Exercise description:
Please pull out every line that includes the string "this".

Provided records:

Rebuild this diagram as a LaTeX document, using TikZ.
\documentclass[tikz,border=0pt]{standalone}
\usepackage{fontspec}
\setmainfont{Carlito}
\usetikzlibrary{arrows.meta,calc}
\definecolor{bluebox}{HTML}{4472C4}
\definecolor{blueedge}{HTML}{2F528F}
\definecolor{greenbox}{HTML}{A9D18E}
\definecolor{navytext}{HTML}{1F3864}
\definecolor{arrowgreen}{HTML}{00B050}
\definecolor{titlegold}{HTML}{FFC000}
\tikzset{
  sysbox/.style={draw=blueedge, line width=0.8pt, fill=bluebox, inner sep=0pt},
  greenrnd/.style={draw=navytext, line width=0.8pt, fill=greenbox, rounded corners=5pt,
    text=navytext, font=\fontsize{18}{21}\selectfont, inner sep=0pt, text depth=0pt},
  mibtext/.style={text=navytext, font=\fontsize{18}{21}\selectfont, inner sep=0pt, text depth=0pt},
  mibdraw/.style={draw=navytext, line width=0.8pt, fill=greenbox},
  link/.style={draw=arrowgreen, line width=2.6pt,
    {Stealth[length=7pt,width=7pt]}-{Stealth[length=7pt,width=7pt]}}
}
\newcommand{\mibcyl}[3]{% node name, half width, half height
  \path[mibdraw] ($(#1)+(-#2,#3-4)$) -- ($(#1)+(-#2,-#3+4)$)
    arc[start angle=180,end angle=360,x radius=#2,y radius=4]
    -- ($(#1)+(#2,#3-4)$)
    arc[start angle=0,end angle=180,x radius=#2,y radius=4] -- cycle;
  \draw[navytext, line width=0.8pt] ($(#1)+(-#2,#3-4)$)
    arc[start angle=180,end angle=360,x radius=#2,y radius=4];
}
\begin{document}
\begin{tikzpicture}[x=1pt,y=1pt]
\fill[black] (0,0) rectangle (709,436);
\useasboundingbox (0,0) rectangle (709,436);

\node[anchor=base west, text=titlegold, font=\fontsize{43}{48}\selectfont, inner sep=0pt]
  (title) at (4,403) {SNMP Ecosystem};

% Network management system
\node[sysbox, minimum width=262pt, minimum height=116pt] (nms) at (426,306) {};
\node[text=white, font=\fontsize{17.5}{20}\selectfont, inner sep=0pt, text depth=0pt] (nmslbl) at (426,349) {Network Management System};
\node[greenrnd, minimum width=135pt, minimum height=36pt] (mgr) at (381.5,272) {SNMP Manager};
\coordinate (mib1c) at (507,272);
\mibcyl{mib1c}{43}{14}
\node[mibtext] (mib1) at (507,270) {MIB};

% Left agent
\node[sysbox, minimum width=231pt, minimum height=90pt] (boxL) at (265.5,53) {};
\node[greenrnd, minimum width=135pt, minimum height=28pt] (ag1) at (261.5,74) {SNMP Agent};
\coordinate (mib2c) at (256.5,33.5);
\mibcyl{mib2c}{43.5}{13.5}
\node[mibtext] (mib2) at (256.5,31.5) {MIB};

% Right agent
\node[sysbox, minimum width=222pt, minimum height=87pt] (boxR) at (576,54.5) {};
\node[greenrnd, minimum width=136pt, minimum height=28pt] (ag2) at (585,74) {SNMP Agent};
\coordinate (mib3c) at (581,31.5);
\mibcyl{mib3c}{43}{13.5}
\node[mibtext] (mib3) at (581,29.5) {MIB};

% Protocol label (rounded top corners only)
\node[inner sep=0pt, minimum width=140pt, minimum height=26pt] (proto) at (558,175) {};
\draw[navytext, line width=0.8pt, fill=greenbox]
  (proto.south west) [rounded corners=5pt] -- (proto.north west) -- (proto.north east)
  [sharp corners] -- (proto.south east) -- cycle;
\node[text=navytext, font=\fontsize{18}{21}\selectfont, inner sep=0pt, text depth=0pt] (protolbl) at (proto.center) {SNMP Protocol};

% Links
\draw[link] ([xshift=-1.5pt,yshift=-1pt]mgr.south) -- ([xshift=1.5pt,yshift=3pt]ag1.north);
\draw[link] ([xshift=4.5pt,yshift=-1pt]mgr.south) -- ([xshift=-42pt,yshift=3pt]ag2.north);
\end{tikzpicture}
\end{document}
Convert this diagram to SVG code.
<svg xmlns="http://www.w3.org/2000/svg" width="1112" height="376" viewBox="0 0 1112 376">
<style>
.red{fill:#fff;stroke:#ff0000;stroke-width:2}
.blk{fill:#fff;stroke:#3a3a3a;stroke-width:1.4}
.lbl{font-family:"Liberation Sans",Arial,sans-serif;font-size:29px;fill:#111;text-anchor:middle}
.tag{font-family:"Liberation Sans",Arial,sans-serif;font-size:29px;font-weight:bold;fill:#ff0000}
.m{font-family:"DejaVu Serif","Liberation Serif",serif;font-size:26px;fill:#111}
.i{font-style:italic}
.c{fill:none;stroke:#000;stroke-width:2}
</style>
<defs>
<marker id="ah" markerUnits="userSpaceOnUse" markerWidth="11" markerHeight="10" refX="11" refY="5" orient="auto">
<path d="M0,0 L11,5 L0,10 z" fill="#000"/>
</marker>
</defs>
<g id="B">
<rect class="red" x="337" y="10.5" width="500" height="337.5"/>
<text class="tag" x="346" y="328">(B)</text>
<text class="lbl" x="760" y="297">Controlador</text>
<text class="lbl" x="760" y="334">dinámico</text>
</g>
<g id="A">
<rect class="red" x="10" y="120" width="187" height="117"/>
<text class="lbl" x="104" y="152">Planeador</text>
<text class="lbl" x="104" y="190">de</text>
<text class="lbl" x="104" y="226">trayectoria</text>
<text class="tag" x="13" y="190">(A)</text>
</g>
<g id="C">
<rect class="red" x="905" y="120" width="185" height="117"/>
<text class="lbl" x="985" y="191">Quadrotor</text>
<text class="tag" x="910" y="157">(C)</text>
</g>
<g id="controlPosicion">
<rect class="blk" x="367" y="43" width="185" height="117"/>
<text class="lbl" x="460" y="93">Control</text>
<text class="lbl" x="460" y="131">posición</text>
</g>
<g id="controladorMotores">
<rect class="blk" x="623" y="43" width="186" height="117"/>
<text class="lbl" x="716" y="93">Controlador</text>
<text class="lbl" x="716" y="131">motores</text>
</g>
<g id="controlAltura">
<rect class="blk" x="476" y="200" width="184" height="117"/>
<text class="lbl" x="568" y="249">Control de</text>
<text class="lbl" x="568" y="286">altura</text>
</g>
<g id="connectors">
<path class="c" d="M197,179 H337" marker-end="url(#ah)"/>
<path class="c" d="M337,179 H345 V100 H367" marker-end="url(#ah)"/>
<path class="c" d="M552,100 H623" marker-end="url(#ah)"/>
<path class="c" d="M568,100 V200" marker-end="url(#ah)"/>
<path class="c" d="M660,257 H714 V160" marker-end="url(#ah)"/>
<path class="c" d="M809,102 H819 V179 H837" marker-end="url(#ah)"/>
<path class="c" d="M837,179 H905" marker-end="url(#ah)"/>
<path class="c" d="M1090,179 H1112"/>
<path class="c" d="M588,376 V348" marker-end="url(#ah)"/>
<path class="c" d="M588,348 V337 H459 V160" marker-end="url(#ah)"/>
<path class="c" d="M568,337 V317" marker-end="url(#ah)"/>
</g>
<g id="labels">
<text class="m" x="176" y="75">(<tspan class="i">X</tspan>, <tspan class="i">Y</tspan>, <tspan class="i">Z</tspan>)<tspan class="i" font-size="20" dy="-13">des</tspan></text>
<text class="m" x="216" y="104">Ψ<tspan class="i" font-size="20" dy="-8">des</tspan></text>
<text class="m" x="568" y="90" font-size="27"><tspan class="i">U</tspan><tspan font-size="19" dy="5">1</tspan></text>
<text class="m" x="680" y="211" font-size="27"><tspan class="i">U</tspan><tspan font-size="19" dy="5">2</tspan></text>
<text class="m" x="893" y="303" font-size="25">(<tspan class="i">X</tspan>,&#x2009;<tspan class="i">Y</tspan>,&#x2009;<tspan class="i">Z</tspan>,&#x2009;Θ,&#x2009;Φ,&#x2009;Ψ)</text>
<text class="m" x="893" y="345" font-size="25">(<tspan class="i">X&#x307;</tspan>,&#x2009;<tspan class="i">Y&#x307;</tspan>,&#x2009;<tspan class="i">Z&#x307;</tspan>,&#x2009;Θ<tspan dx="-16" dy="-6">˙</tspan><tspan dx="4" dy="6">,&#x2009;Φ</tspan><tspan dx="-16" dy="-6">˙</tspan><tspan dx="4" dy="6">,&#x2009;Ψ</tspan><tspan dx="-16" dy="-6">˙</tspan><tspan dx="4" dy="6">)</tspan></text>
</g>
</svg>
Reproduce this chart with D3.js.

Full response:
Rebuild this diagram as a LaTeX document, using TikZ.
Convert this diagram to SVG code.
Reproduce this chart with D3.js.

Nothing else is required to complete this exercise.